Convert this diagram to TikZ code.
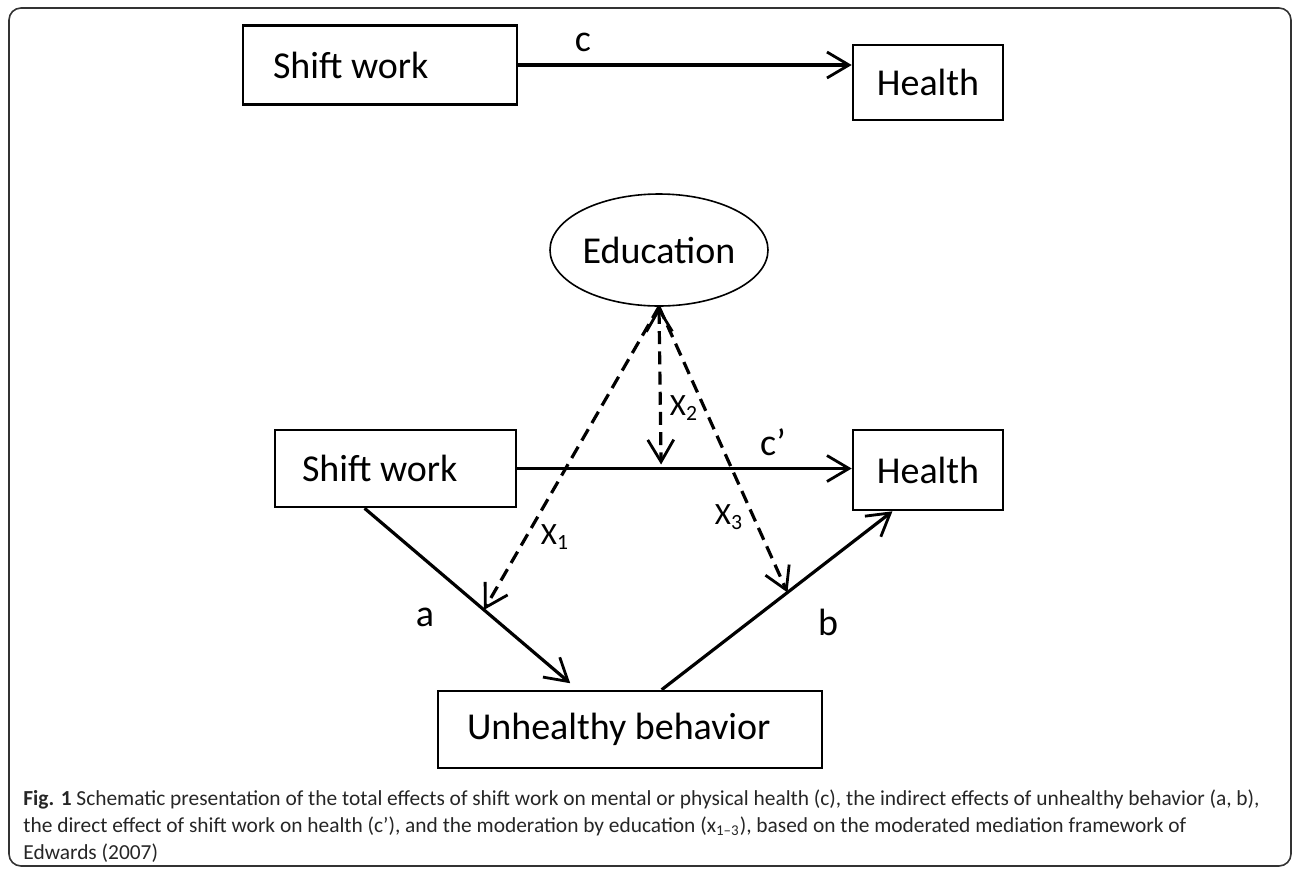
\documentclass[tikz,border=0pt]{standalone}
\usepackage{fontspec}
\setmainfont{Carlito}
\usetikzlibrary{arrows.meta,calc,shapes.geometric}
\newcommand{\lefttext}[2]{\makebox[#1][l]{#2}}
\tikzset{
  box/.style={draw, line width=1.3pt, rectangle, inner ysep=0pt, inner xsep=0pt, font=\fontsize{19}{22}\selectfont},
  ell/.style={draw, line width=0.8pt, ellipse, inner sep=0pt, font=\fontsize{19}{22}\selectfont},
  arr/.style={line width=1.6pt, -{Straight Barb[length=11pt,width=13pt,line width=1.4pt]}},
  darr/.style={line width=1.6pt, dash pattern=on 6.5pt off 3.6pt},
  lbl/.style={inner sep=0pt, font=\fontsize{19}{22}\selectfont},
  xlbl/.style={inner sep=0pt, font=\fontsize{15.5}{18}\selectfont},
  captext/.style={anchor=base west, inner sep=0pt, font=\fontsize{10.7}{12}\selectfont, text=black!85}
}
\begin{document}
\begin{tikzpicture}[x=0.5pt,y=-0.5pt]
\useasboundingbox (0,0) rectangle (1292,869);
% frame
\draw[line width=0.8pt, black!80, rounded corners=6pt] (9,8) rectangle (1291,866);

% top row
\node[box, minimum width=137pt, minimum height=39.5pt] (sw1) at (380,65) {\lefttext{107pt}{Shift work}};
\node[box, minimum width=75pt, minimum height=37.5pt] (h1) at (928,82.5) {Health};
\draw[arr] (sw1.east) -- (sw1.east -| h1.west);
\node[lbl] (lc) at (583,42) {c};

% moderated mediation
\node[ell, minimum width=109pt, minimum height=56pt] (ed) at (659,250) {Education};
\node[box, minimum width=120.5pt, minimum height=38.5pt] (sw2) at (395.5,468.5) {\lefttext{93.5pt}{Shift work}};
\node[box, minimum width=75pt, minimum height=40pt] (h2) at (928,470) {Health};
\node[box, minimum width=192pt, minimum height=38.5pt] (ub) at (630,729.5) {\lefttext{163pt}{Unhealthy behavior}};

\coordinate (aS) at ($(sw2.south west)!0.373!(sw2.south east)$);
\coordinate (aE) at ($(ub.north west)!0.365!(ub.north east)$);
\coordinate (bS) at ($(ub.north west)!0.582!(ub.north east)$);
\coordinate (bE) at ($(h2.south west)!0.267!(h2.south east)$);
\coordinate (cS) at (sw2.east);
\coordinate (cE) at (sw2.east -| h2.west);

\draw[arr] (cS) -- (cE);
\draw[arr, shorten >=5pt] (aS) -- (aE);
\draw[arr] (bS) -- (bE);

\coordinate (apex) at (ed.south);
\coordinate (x1E) at ($(aS)!0.56!(aE)$);
\coordinate (x2E) at ($(cS)!0.43!(cE)$);
\coordinate (x3E) at ($(bS)!0.545!(bE)$);

\draw[darr, {Straight Barb[length=11pt,width=13pt,line width=1.4pt]}-{Straight Barb[length=11pt,width=13pt,line width=1.4pt]}] (apex) -- ([yshift=2pt]x2E);
\draw[darr, -{Straight Barb[length=11pt,width=13pt,line width=1.4pt]}] (apex) -- (x1E);
\draw[darr, -{Straight Barb[length=11pt,width=13pt,line width=1.4pt]}] (apex) -- (x3E);

\node[xlbl] (lx1) at (555,537) {X\textsubscript{1}};
\node[xlbl] (lx2) at (684,408) {X\textsubscript{2}};
\node[xlbl] (lx3) at (729,517) {X\textsubscript{3}};
\node[lbl] (lcp) at (773,442) {c’};
\node[lbl] (la) at (425,617) {a};
\node[lbl] (lb) at (828,622) {b};

% caption
\node[captext] (cap1) at (23,805) {\textbf{Fig. 1} Schematic presentation of the total effects of shift work on mental or physical health (c), the indirect effects of unhealthy behavior (a, b),};
\node[captext] (cap2) at (23,832) {the direct effect of shift work on health (c’), and the moderation by education (x\textsubscript{1–3}), based on the moderated mediation framework of};
\node[captext] (cap3) at (23,859) {Edwards (2007)};
\end{tikzpicture}
\end{document}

* _Written instruction_: Reproduce the material in its entirety and word for word, without the pictures.

* _Exercise output_:
Convert this diagram to TikZ code.
\documentclass[tikz,border=0pt]{standalone}
\usepackage{fontspec}
\setmainfont{Carlito}
\usetikzlibrary{arrows.meta,calc,shapes.geometric}
\newcommand{\lefttext}[2]{\makebox[#1][l]{#2}}
\tikzset{
  box/.style={draw, line width=1.3pt, rectangle, inner ysep=0pt, inner xsep=0pt, font=\fontsize{19}{22}\selectfont},
  ell/.style={draw, line width=0.8pt, ellipse, inner sep=0pt, font=\fontsize{19}{22}\selectfont},
  arr/.style={line width=1.6pt, -{Straight Barb[length=11pt,width=13pt,line width=1.4pt]}},
  darr/.style={line width=1.6pt, dash pattern=on 6.5pt off 3.6pt},
  lbl/.style={inner sep=0pt, font=\fontsize{19}{22}\selectfont},
  xlbl/.style={inner sep=0pt, font=\fontsize{15.5}{18}\selectfont},
  captext/.style={anchor=base west, inner sep=0pt, font=\fontsize{10.7}{12}\selectfont, text=black!85}
}
\begin{document}
\begin{tikzpicture}[x=0.5pt,y=-0.5pt]
\useasboundingbox (0,0) rectangle (1292,869);
% frame
\draw[line width=0.8pt, black!80, rounded corners=6pt] (9,8) rectangle (1291,866);

% top row
\node[box, minimum width=137pt, minimum height=39.5pt] (sw1) at (380,65) {\lefttext{107pt}{Shift work}};
\node[box, minimum width=75pt, minimum height=37.5pt] (h1) at (928,82.5) {Health};
\draw[arr] (sw1.east) -- (sw1.east -| h1.west);
\node[lbl] (lc) at (583,42) {c};

% moderated mediation
\node[ell, minimum width=109pt, minimum height=56pt] (ed) at (659,250) {Education};
\node[box, minimum width=120.5pt, minimum height=38.5pt] (sw2) at (395.5,468.5) {\lefttext{93.5pt}{Shift work}};
\node[box, minimum width=75pt, minimum height=40pt] (h2) at (928,470) {Health};
\node[box, minimum width=192pt, minimum height=38.5pt] (ub) at (630,729.5) {\lefttext{163pt}{Unhealthy behavior}};

\coordinate (aS) at ($(sw2.south west)!0.373!(sw2.south east)$);
\coordinate (aE) at ($(ub.north west)!0.365!(ub.north east)$);
\coordinate (bS) at ($(ub.north west)!0.582!(ub.north east)$);
\coordinate (bE) at ($(h2.south west)!0.267!(h2.south east)$);
\coordinate (cS) at (sw2.east);
\coordinate (cE) at (sw2.east -| h2.west);

\draw[arr] (cS) -- (cE);
\draw[arr, shorten >=5pt] (aS) -- (aE);
\draw[arr] (bS) -- (bE);

\coordinate (apex) at (ed.south);
\coordinate (x1E) at ($(aS)!0.56!(aE)$);
\coordinate (x2E) at ($(cS)!0.43!(cE)$);
\coordinate (x3E) at ($(bS)!0.545!(bE)$);

\draw[darr, {Straight Barb[length=11pt,width=13pt,line width=1.4pt]}-{Straight Barb[length=11pt,width=13pt,line width=1.4pt]}] (apex) -- ([yshift=2pt]x2E);
\draw[darr, -{Straight Barb[length=11pt,width=13pt,line width=1.4pt]}] (apex) -- (x1E);
\draw[darr, -{Straight Barb[length=11pt,width=13pt,line width=1.4pt]}] (apex) -- (x3E);

\node[xlbl] (lx1) at (555,537) {X\textsubscript{1}};
\node[xlbl] (lx2) at (684,408) {X\textsubscript{2}};
\node[xlbl] (lx3) at (729,517) {X\textsubscript{3}};
\node[lbl] (lcp) at (773,442) {c’};
\node[lbl] (la) at (425,617) {a};
\node[lbl] (lb) at (828,622) {b};

% caption
\node[captext] (cap1) at (23,805) {\textbf{Fig. 1} Schematic presentation of the total effects of shift work on mental or physical health (c), the indirect effects of unhealthy behavior (a, b),};
\node[captext] (cap2) at (23,832) {the direct effect of shift work on health (c’), and the moderation by education (x\textsubscript{1–3}), based on the moderated mediation framework of};
\node[captext] (cap3) at (23,859) {Edwards (2007)};
\end{tikzpicture}
\end{document}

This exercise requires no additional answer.